I was surprised to find myself completely overwhelmed this week after having several textbook ordering mishaps, trying to interpret vague and confusing syllabi, and a mid-quiz computer crash. Another element that I didn’t consider was the lab component to all of the classes, particularly Anatomy/Physiology. I will be forever wary of packages after I opened my “lab kit” to find a fetal pig and a sheep’s brain. Lovely.
So here I am, one week in. I’ve cycled through excitement, alarm, confusion, frustration, and emotional meltdown and landed somewhere between determined and thrilled.
I have spent about 7 hours on Anatomy/Physiology in the past 2 days and covered only 2 chapters. This subject has got to be the “meatiest” content I’ve ever tried to master. It’s really challenging; I don’t have much of a foundation for this level of science so I’m building as I go.

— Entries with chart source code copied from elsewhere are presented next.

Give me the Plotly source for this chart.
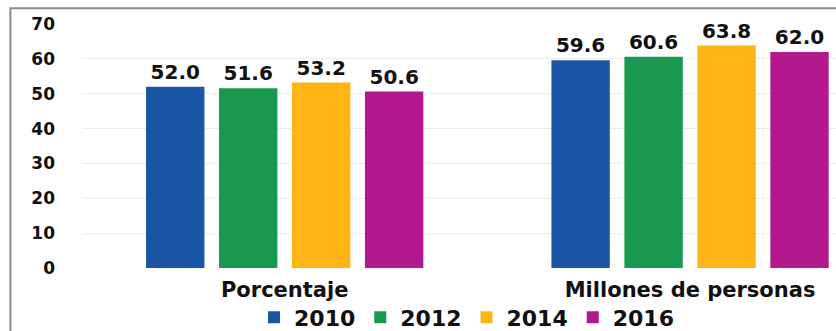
import plotly.graph_objects as go

categories = ["Porcentaje", "Millones de personas"]
years = ["2010", "2012", "2014", "2016"]
values = {
    "2010": [52.0, 59.6],
    "2012": [51.6, 60.6],
    "2014": [53.2, 63.8],
    "2016": [50.6, 62.0],
}
colors = {"2010": "#1A55A6", "2012": "#18994F", "2014": "#FDB515", "2016": "#B3188F"}
y_ticks = [0, 10, 20, 30, 40, 50, 60, 70]

FONT = "DejaVu Sans"

fig = go.Figure()
for yr in years:
    fig.add_trace(go.Bar(
        name=yr, x=categories, y=values[yr],
        marker=dict(color=colors[yr], line=dict(width=0)),
        text=[f"{v:.1f}" for v in values[yr]],
        textposition="outside", cliponaxis=False,
        textfont=dict(family=FONT, size=20, color="#111111", weight="bold"),
    ))

fig.update_layout(
    width=836, height=331,
    margin=dict(l=82, r=0, t=24, b=63, autoexpand=False),
    paper_bgcolor="white", plot_bgcolor="white",
    barmode="group", bargap=0.28, bargroupgap=0.2,
    showlegend=True,
    legend=dict(orientation="h", x=0.51, xanchor="center", y=-0.203, yanchor="middle",
                bgcolor="rgba(0,0,0,0)",
                font=dict(family=FONT, size=22, color="#111111", weight="bold"),
                itemwidth=30, tracegroupgap=0),
    xaxis=dict(range=[-0.5, 1.36], showgrid=False, showline=False, zeroline=False,
               ticks="", ticklabelstandoff=7, automargin=False,
               tickfont=dict(family=FONT, size=21, color="#111111", weight="bold")),
    yaxis=dict(range=[0, 70], tickvals=y_ticks, showgrid=True, gridcolor="#EBEBEB",
               gridwidth=1, zeroline=False, showline=False, ticks="", automargin=False,
               ticklabelstandoff=26,
               tickfont=dict(family=FONT, size=17, color="#111111", weight="bold")),
    shapes=[dict(type="rect", xref="paper", yref="paper", x0=-0.095, x1=1.2,
                 y0=-0.4, y1=1.065, line=dict(color="#8C8C8C", width=2), fillcolor="rgba(0,0,0,0)",
                 layer="above")],
)

fig.write_html("out.html")
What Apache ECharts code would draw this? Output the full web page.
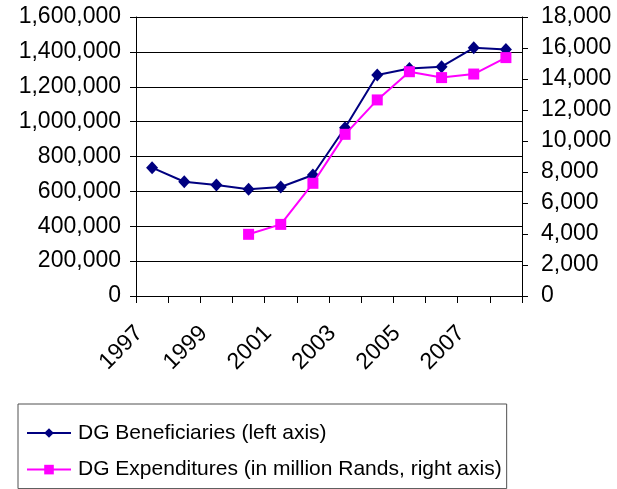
<!DOCTYPE html>
<html>
<head>
<meta charset="utf-8">
<script src="https://cdn.jsdelivr.net/npm/echarts@6/dist/echarts.min.js"></script>
<style>
  html, body { margin: 0; padding: 0; background: #fff; }
  #chart { width: 617px; height: 489px; }
</style>
</head>
<body>
<div id="chart"></div>
<script>
// Disability Grant: beneficiaries (left axis) and expenditure in million Rands (right axis)
const years = ['1997', '1998', '1999', '2000', '2001', '2002', '2003', '2004', '2005', '2006', '2007', '2008'];
const beneficiaries = [736000, 655000, 637000, 612000, 625000, 694000, 965000, 1267000, 1305000, 1315000, 1423000, 1414000];
const expenditures = [null, null, null, 3980, 4620, 7270, 10430, 12650, 14470, 14090, 14320, 15380];

const leftTicks = { min: 0, max: 1600000, interval: 200000 };
const rightTicks = { min: 0, max: 18000, interval: 2000 };

const FONT = "'Liberation Sans', Arial, sans-serif";
const fmt = v => Number(v).toLocaleString('en-US');

const chart = echarts.init(document.getElementById('chart'), null, { renderer: 'canvas' });

chart.setOption({
  animation: false,
  backgroundColor: '#ffffff',
  textStyle: { fontFamily: FONT, color: '#000' },
  grid: { left: 136, right: 95, top: 17, bottom: 193, containLabel: false },
  legend: {
    orient: 'vertical',
    left: 18,
    top: 404,
    padding: [17, 5, 7, 8],
    itemGap: 12.6,
    itemWidth: 44,
    itemHeight: 12,
    borderColor: '#505050',
    borderWidth: 1,
    selectedMode: false,
    textStyle: { fontFamily: FONT, fontSize: 21, color: '#000', lineHeight: 24, padding: [0, 0, 0, 2] },
    data: ['DG Beneficiaries (left axis)', 'DG Expenditures (in million Rands, right axis)']
  },
  xAxis: {
    type: 'category',
    data: years,
    boundaryGap: true,
    axisLine: { lineStyle: { color: '#000', width: 1 } },
    axisTick: { show: true, interval: 0, length: 7, lineStyle: { color: '#000' } },
    axisLabel: {
      interval: 1,
      rotate: 45,
      margin: 21,
      padding: [0, 18, 0, 0],
      fontSize: 23,
      fontFamily: FONT,
      color: '#000'
    },
    splitLine: { show: false }
  },
  yAxis: [
    {
      type: 'value',
      position: 'left',
      min: leftTicks.min,
      max: leftTicks.max,
      interval: leftTicks.interval,
      axisLine: { show: true, lineStyle: { color: '#000', width: 1 } },
      axisTick: { show: true, length: 6, lineStyle: { color: '#000' } },
      axisLabel: { formatter: fmt, fontSize: 23, fontFamily: FONT, color: '#000', margin: 15 },
      splitLine: { show: true, lineStyle: { color: '#000', width: 1 } }
    },
    {
      type: 'value',
      position: 'right',
      min: rightTicks.min,
      max: rightTicks.max,
      interval: rightTicks.interval,
      axisLine: { show: true, lineStyle: { color: '#000', width: 1 } },
      axisTick: { show: true, length: 6, lineStyle: { color: '#000' } },
      axisLabel: { formatter: fmt, fontSize: 23, fontFamily: FONT, color: '#000', margin: 19 },
      splitLine: { show: false }
    }
  ],
  series: [
    {
      name: 'DG Beneficiaries (left axis)',
      type: 'line',
      yAxisIndex: 0,
      data: beneficiaries,
      symbol: 'diamond',
      symbolSize: [12, 13],
      showAllSymbol: true,
      lineStyle: { color: '#000080', width: 2 },
      itemStyle: { color: '#000080' },
      z: 3
    },
    {
      name: 'DG Expenditures (in million Rands, right axis)',
      type: 'line',
      yAxisIndex: 1,
      data: expenditures,
      symbol: 'rect',
      symbolSize: 11,
      showAllSymbol: true,
      lineStyle: { color: '#ff00ff', width: 2 },
      itemStyle: { color: '#ff00ff' },
      z: 4
    }
  ]
});
</script>
</body>
</html>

It’s rewarding… because I’ve needed an opportunity to push myself intellectually. It’s also rewarding because I’ve never had the opportunity to come up against a content area that was really a reach and find myself scaling the wall. Like many students, when I approached some higher level courses (ahem…math) and felt daunted, I shut down and/or walked away. Honestly, either learning has come naturally, not required effort, or provided just the right amount of challenge for the majority of my schooling. But when it didn’t, I retreated. I would never accept this behavior out of my students, so it feels good to put in the effort to conquer it in myself. It’s not easy, but as someone whose “potential” has been constantly recognized, it feels stellar to use up some energy and put things into motion!
So cheers to pushing the limits (and keeping a rosy outlook when things get tricky).
In case you’re curious, I’m also taking physical science, astronomy and earth science.